Given entries
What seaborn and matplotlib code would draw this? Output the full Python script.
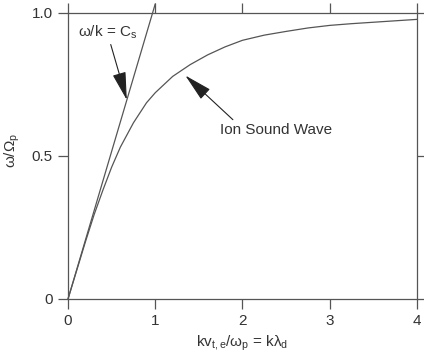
import matplotlib
matplotlib.use("Agg")
import matplotlib.pyplot as plt
import seaborn as sns
import pandas as pd

# Data
k_wave = [0.0, 0.1, 0.2, 0.3, 0.4, 0.5, 0.6, 0.75, 0.9, 1.0, 1.2, 1.4, 1.6, 1.8, 2.0, 2.25, 2.5, 2.75, 3.0, 3.25, 3.5, 3.75, 4.0]
w_wave = [0.0, 0.10, 0.20, 0.295, 0.38, 0.46, 0.53, 0.615, 0.685, 0.72, 0.777, 0.818, 0.852, 0.88, 0.903, 0.921, 0.934, 0.946, 0.955, 0.961, 0.966, 0.971, 0.976]
k_cs = [0.0, 1.0]
w_cs = [0.0, 1.03]
x_ticks = [0, 1, 2, 3, 4]
y_ticks = [0, 0.5, 1.0]
y_ticklabels = ["0", "0.5", "1.0"]

sns.set_style("ticks")
plt.rcParams["font.family"] = ["Liberation Sans", "DejaVu Sans"]
plt.rcParams["mathtext.fontset"] = "custom"
plt.rcParams["mathtext.rm"] = "Liberation Sans"
plt.rcParams["mathtext.it"] = "Liberation Sans"
plt.rcParams["mathtext.bf"] = "Liberation Sans"

grey = "#555555"
txt = "#333333"

fig = plt.figure(figsize=(4.24, 3.61), dpi=100)
ax = fig.add_axes([68 / 424, 1 - 299 / 361, (417 - 68) / 424, (299 - 12.5) / 361])

df_wave = pd.DataFrame({"k": k_wave, "w": w_wave})
df_cs = pd.DataFrame({"k": k_cs, "w": w_cs})
sns.lineplot(data=df_wave, x="k", y="w", ax=ax, color=grey, lw=0.9, sort=False)
sns.lineplot(data=df_cs, x="k", y="w", ax=ax, color=grey, lw=0.9, sort=False)
for line in ax.lines:
    line.set_clip_on(False)
    line.set_solid_joinstyle("round")

ax.set_xlim(0, 4)
ax.set_ylim(0, 1.0)
ax.set_xticks(x_ticks)
ax.set_xticklabels([str(t) for t in x_ticks])
ax.set_yticks(y_ticks)
ax.set_yticklabels(y_ticklabels)

for s in ax.spines.values():
    s.set_visible(True)
    s.set_color(grey)
    s.set_linewidth(0.9)

ax.tick_params(axis="both", direction="out", length=7, width=0.9, color=grey,
               labelsize=11, labelcolor=txt, top=True, right=True, pad=4)

ax.set_xlabel(r"kv$_\mathrm{t,e}$/ω$_\mathrm{p}$ = kλ$_\mathrm{d}$", fontsize=11, color=txt)
ax.xaxis.set_label_coords(0.5, -0.12)
ax.set_ylabel(r"ω/Ω$_\mathrm{p}$", fontsize=11, color=txt)
ax.yaxis.set_label_coords(-0.132, 0.52)

arrow = dict(arrowstyle="-|>,head_length=1.25,head_width=0.3", color="#222222",
             lw=0.8, shrinkA=0, shrinkB=0, mutation_scale=14)
ax.annotate(r"ω/k = C$_\mathrm{s}$", xy=(0.674, 0.695), xytext=(0.45, 0.93),
            fontsize=11, color=txt, ha="center", va="center", arrowprops=arrow)
ax.annotate("Ion Sound Wave", xy=(1.345, 0.78), xytext=(2.38, 0.59),
            fontsize=11, color=txt, ha="center", va="center",
            arrowprops=dict(arrow, relpos=(0.15, 1.0)))

fig.savefig("out.png", dpi=100)
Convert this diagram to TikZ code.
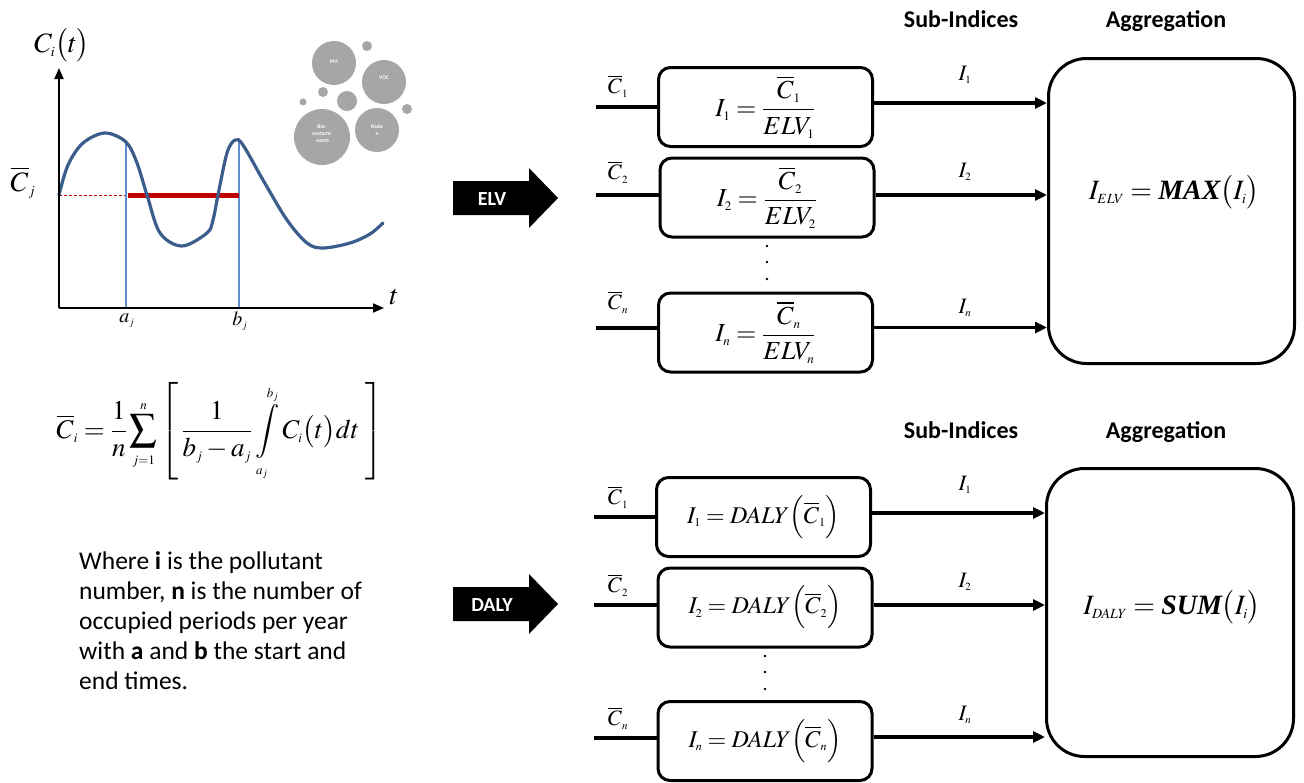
\documentclass[tikz,border=0pt]{standalone}
\usepackage{mathptmx}
\usepackage[no-math]{fontspec}
\setmainfont{Carlito}
\newfontfamily\timesfont{Liberation Serif}
\usetikzlibrary{arrows.meta}
\DeclareMathSizes{24}{24}{12}{9}
\DeclareMathSizes{22}{22}{11}{8}
\DeclareMathSizes{28}{28}{14}{10}
\DeclareMathSizes{20}{20}{10}{8}
\DeclareMathSizes{26}{26}{13}{10}
\DeclareMathSizes{27}{27}{13}{10}
\definecolor{bubgray}{RGB}{166,166,166}
\definecolor{curveblue}{RGB}{59,93,140}
\definecolor{lineblue}{RGB}{95,142,205}
\definecolor{darkred}{RGB}{192,0,0}
\newcommand{\bmaths}[1]{\mbox{\timesfont\bfseries\itshape #1}}
\tikzset{
  subbox/.style={draw, line width=3pt, rounded corners=12pt, minimum width=214pt, minimum height=79pt, inner sep=0pt},
  aggbox/.style={draw, line width=3pt, rounded corners=38pt, inner sep=0pt},
  conn/.style={line width=3.4pt},
  arr/.style={line width=3.4pt, -{Triangle[length=12pt,width=11pt]}},
  axis/.style={line width=1.8pt, -{Triangle[length=11pt,width=9pt]}},
  hdr/.style={font=\fontsize{24}{29}\selectfont\bfseries, anchor=base, inner sep=0pt},
  mth/.style={font=\fontsize{26}{30}\selectfont, inner sep=0pt},
  lbl/.style={font=\fontsize{22}{26}\selectfont, inner sep=0pt},
  big/.style={font=\fontsize{28}{32}\selectfont, inner sep=0pt},
  small/.style={font=\fontsize{20}{24}\selectfont, inner sep=0pt},
  bub/.style={fill=bubgray, draw=none},
  bubtxt/.style={font=\fontsize{5.5}{7}\selectfont\bfseries, text=white, align=center, inner sep=0pt},
  bigarrow/.style={fill=black, draw=none},
  arrtxt/.style={font=\fontsize{20}{24}\selectfont\bfseries, text=white, inner sep=0pt},
}
\begin{document}
\begin{tikzpicture}[x=1pt,y=-1pt]
\useasboundingbox (0,0) rectangle (1304,782);

% ---------- plot ----------
\coordinate (O) at (59,308);
\coordinate (Ytop) at (59,68);
\coordinate (Xend) at (384,308);
\draw[darkred, line width=0.9pt, dash pattern=on 3pt off 2pt] (59,195) -- (128,195);
\draw[lineblue, line width=1.1pt] (126,141) -- (126,308);
\draw[lineblue, line width=1.1pt] (239,141) -- (239,308);
\draw[darkred, line width=5pt] (128,195) -- (239,195);
\draw[curveblue, line width=3.2pt, line cap=round] plot[smooth, tension=0.55] coordinates {
 (59,195) (68,165) (83,143) (105,133) (126,142) (137,163) (147,195) (160,233) (182,246)
 (207,233) (213,220) (218,195) (227,153) (235,140) (243,145) (263,180) (287,220) (307,243)
 (323,248) (350,243) (370,234) (383,223)};
\draw[axis] (O) -- (Ytop);
\draw[axis] (O) -- (Xend);
\node[big] (cit) at (62,45) {$C_i\bigl(t\bigr)$};
\node[big] (cj) at (23,183) {$\overline{C}_j$};
\node[big] (tl) at (394,297) {$t$};
\node[small] (aj) at (127,321) {$a_j$};
\node[small] (bj) at (240,321) {$b_j$};

% ---------- bubbles ----------
\fill[bub] (334,63) circle (22);
\fill[bub] (384,82) circle (22);
\fill[bub] (322,137) circle (28);
\fill[bub] (377,130) circle (22);
\fill[bub] (367,46) circle (5);
\fill[bub] (323,92) circle (5);
\fill[bub] (347,101) circle (10);
\fill[bub] (303,102) circle (3.5);
\fill[bub] (407,109) circle (5);
\node[bubtxt] (pm) at (334,62) {PM};
\node[bubtxt] (voc) at (384,78) {VOC};
\node[bubtxt] (bio) at (322,134) {Bio-\\contami-\\-nants};
\node[bubtxt] (rad) at (377,130) {Rado\\n};

% ---------- formula ----------
\node[font=\fontsize{27}{31}\selectfont, inner sep=0pt] (cbar) at (220,432) {$\displaystyle \overline{C}_i = \frac{1}{n}\sum_{j=1}^{n}\left[\,\frac{1}{b_j-a_j}\int\limits_{a_j}^{b_j} C_i\bigl(t\bigr)dt\;\right]$};

\node[font=\fontsize{25.5}{30}\selectfont, align=left, anchor=north west, inner sep=0pt] (where) at (79,551)
 {Where \textbf{i} is the pollutant\\number, \textbf{n} is the number of\\occupied periods per year\\with \textbf{a} and \textbf{b} the start and\\end times.};

% ---------- big arrows ----------
\fill[bigarrow] (453,181) -- (529,181) -- (529,168) -- (558,198) -- (529,228) -- (529,215) -- (453,215) -- cycle;
\node[arrtxt] (elv) at (492,199) {ELV};
\fill[bigarrow] (453,587) -- (529,587) -- (529,574) -- (558,604) -- (529,634) -- (529,621) -- (453,621) -- cycle;
\node[arrtxt] (daly) at (492,605) {DALY};

% ---------- headers ----------
\node[hdr] (h1) at (961,27) {Sub-Indices};
\node[hdr] (h2) at (1166,27) {Aggregation};
\node[hdr] (h3) at (961,438) {Sub-Indices};
\node[hdr] (h4) at (1166,438) {Aggregation};

% ---------- top block ----------
\node[subbox] (b1) at (765.5,107) {};
\node[subbox] (b2) at (767,197.5) {};
\node[subbox] (bn) at (765.5,332.5) {};
\node[mth] (b1t) at (765.5,107) {$\displaystyle I_1 = \frac{\overline{C}_1}{ELV_1}$};
\node[mth] (b2t) at (767,197.5) {$\displaystyle I_2 = \frac{\overline{C}_2}{ELV_2}$};
\node[mth] (bnt) at (765.5,332.5) {$\displaystyle I_n = \frac{\overline{C}_n}{ELV_n}$};
\node[aggbox, minimum width=246pt, minimum height=305pt] (ag1) at (1171.5,211) {};
\node[font=\fontsize{28}{32}\selectfont, inner sep=0pt] (ag1t) at (1174,192) {$I_{ELV} = \bmaths{MAX}\bigl(I_i\bigr)$};

\coordinate (i1) at (596,107);
\coordinate (i2) at (596,195);
\coordinate (in) at (596,328);
\draw[conn] (i1) -- (i1 -| b1.west);
\draw[conn] (i2) -- (i2 -| b2.west);
\draw[conn] (in) -- (in -| bn.west);
\draw[arr] ([yshift=4pt]b1.east) -- ([yshift=4pt]b1.east -| ag1.west);
\draw[arr] ([yshift=2.5pt]b2.east) -- ([yshift=2.5pt]b2.east -| ag1.west);
\draw[arr] ([yshift=5pt]bn.east) -- ([yshift=5pt]bn.east -| ag1.west);
\node[lbl] (c1) at (618,86) {$\overline{C}_1$};
\node[lbl] (c2) at (618,172) {$\overline{C}_2$};
\node[lbl] (cn) at (618,302) {$\overline{C}_n$};
\node[lbl] (o1) at (965,75) {$I_1$};
\node[lbl] (o2) at (965,172) {$I_2$};
\node[lbl] (on) at (965,308) {$I_n$};
\fill (767,246) circle (1.4) (767,262) circle (1.4) (767,279) circle (1.4);

% ---------- bottom block ----------
\node[subbox] (d1) at (763.5,517) {};
\node[subbox] (d2) at (765,607.5) {};
\node[subbox] (dn) at (765,741) {};
\node[font=\fontsize{24}{28}\selectfont, inner sep=0pt] (d1t) at (763.5,517) {$I_1 = DALY\Bigl(\overline{C}_1\Bigr)$};
\node[font=\fontsize{24}{28}\selectfont, inner sep=0pt] (d2t) at (765,607.5) {$I_2 = DALY\Bigl(\overline{C}_2\Bigr)$};
\node[font=\fontsize{24}{28}\selectfont, inner sep=0pt] (dnt) at (765,741) {$I_n = DALY\Bigl(\overline{C}_n\Bigr)$};
\node[aggbox, minimum width=247pt, minimum height=288pt] (ag2) at (1170,612.5) {};
\node[font=\fontsize{28}{32}\selectfont, inner sep=0pt] (ag2t) at (1172,607) {$I_{DALY} = \bmaths{SUM}\bigl(I_i\bigr)$};

\coordinate (j1) at (594,517);
\coordinate (j2) at (594,605);
\coordinate (jn) at (594,738);
\draw[conn] (j1) -- (j1 -| d1.west);
\draw[conn] (j2) -- (j2 -| d2.west);
\draw[conn] (jn) -- (jn -| dn.west);
\draw[arr] ([yshift=4pt]d1.east) -- ([yshift=4pt]d1.east -| ag2.west);
\draw[arr] ([yshift=2.5pt]d2.east) -- ([yshift=2.5pt]d2.east -| ag2.west);
\draw[arr] ([yshift=4pt]dn.east) -- ([yshift=4pt]dn.east -| ag2.west);
\node[lbl] (e1) at (618,497) {$\overline{C}_1$};
\node[lbl] (e2) at (618,585) {$\overline{C}_2$};
\node[lbl] (en) at (618,718) {$\overline{C}_n$};
\node[lbl] (p1) at (965,485) {$I_1$};
\node[lbl] (p2) at (965,582) {$I_2$};
\node[lbl] (pn) at (965,715) {$I_n$};
\fill (765,656) circle (1.4) (765,672) circle (1.4) (765,689) circle (1.4);
\end{tikzpicture}
\end{document}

Objective
Leave out the pictures and repeat exactly the lines from the start of the material through the line that contains "import pandas as pd", both included.

Reply to the exercise
What seaborn and matplotlib code would draw this? Output the full Python script.
import matplotlib
matplotlib.use("Agg")
import matplotlib.pyplot as plt
import seaborn as sns
import pandas as pd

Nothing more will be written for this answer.